Most Americans hear the economy described in numbers, and the numbers arrive without much explanation. A rate rose. An index fell. Output grew. Read one at a time, these figures can feel like weather reports in a language you never studied. They are not as forbidding as they seem. A handful of common indicators do most of the work, and once you know what each one measures, and just as important what it leaves out, you can follow the national accounts with a steady eye.
The Size of the Whole
Start with gross domestic product, usually shortened to GDP. It is the broadest measure we have, and it adds up the value of all the goods and services a country produces in a given stretch of time. When people say the economy grew or shrank, they usually mean GDP. It is a useful running total of activity. But it is a total, not a verdict on how life is going.
GDP counts what is bought and sold, so a great deal of real work never appears in it. The parent who raises children at home, the neighbor who fixes a fence for free, the hours spent caring for an aging relative: all of this is labor, and none of it is counted. GDP also says nothing about how evenly the output is shared, or about clean air, good health, or peace of mind. A country can post a rising number while many households feel no better off. Keep that gap in mind whenever the figure is announced.
Who Is Working
The unemployment rate is reported almost as often as GDP, and it is easy to misread. The rate does not measure everyone without a job. It measures the share of the labor force that is looking for work and cannot find it. The labor force means people who are either working or actively searching. Someone who has given up looking, or who is in school, or retired, or at home by choice, is not in the labor force and does not show up in the rate. That is why the headline number can improve for reasons that are not all good. If discouraged workers stop searching, the rate can even fall while fewer people hold jobs.
The Price of Living
Inflation describes how quickly prices in general are rising. To track it, statisticians build a price index. They choose a basket of ordinary goods and services, from groceries to rent to gasoline, and follow what that basket costs over time. When the basket costs more, the index rises, and that rise is the rate of inflation. It is an average across the whole country, so it may not match your own bills. Your basket is your own. Still, the index is the best single gauge of the cost of living, and it anchors much of the rest.
That anchor matters most when you look at wages. A raise sounds like good news, but the size of the raise is only half the story. Economists separate nominal wages, the dollars printed on your check, from real wages, which adjust those dollars for inflation. If your pay rises but prices rise as fast or faster, your real wage has not grown, and your money buys the same or less. This is why people can earn more each year and still feel that they are standing still. When you hear that wages went up, ask the quiet follow-up question: up compared with prices, or just up on paper?
A raise on paper is not always a raise.
The Cost of Borrowing
One more lever shapes all of this: interest rates. The nation's central bank sets a key rate that influences the cost of borrowing money. When that rate goes up, banks tend to charge more for loans, and when it comes down, borrowing gets cheaper. The effect reaches ordinary life quickly. A mortgage, a car loan, a balance on a credit card: each carries an interest rate that rises and falls partly with the central bank's decisions. Raising rates is meant to cool an overheating economy and slow inflation. Lowering them is meant to encourage spending and hiring. Neither works instantly, and both involve trade-offs.

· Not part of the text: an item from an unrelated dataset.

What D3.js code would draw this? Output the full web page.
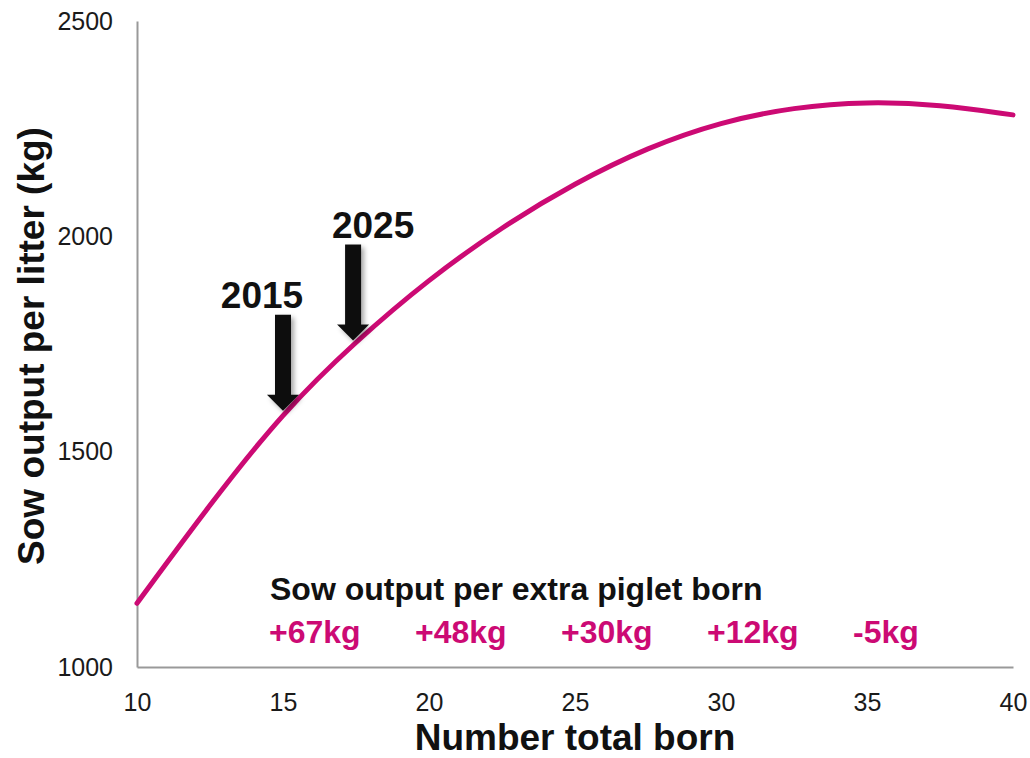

The last thing to learn is patience. No single indicator tells the whole story, and the numbers you read today are rarely the final word. Most major figures are estimates, gathered from surveys and samples, and they are routinely revised as better data arrives. A number that looked alarming one month can be quietly corrected the next. So read the indicators together rather than one at a time, treat the first release as a draft, and give the trend more weight than any lone reading. Do that, and the economy stops sounding like a foreign forecast. It starts sounding like a country you can follow.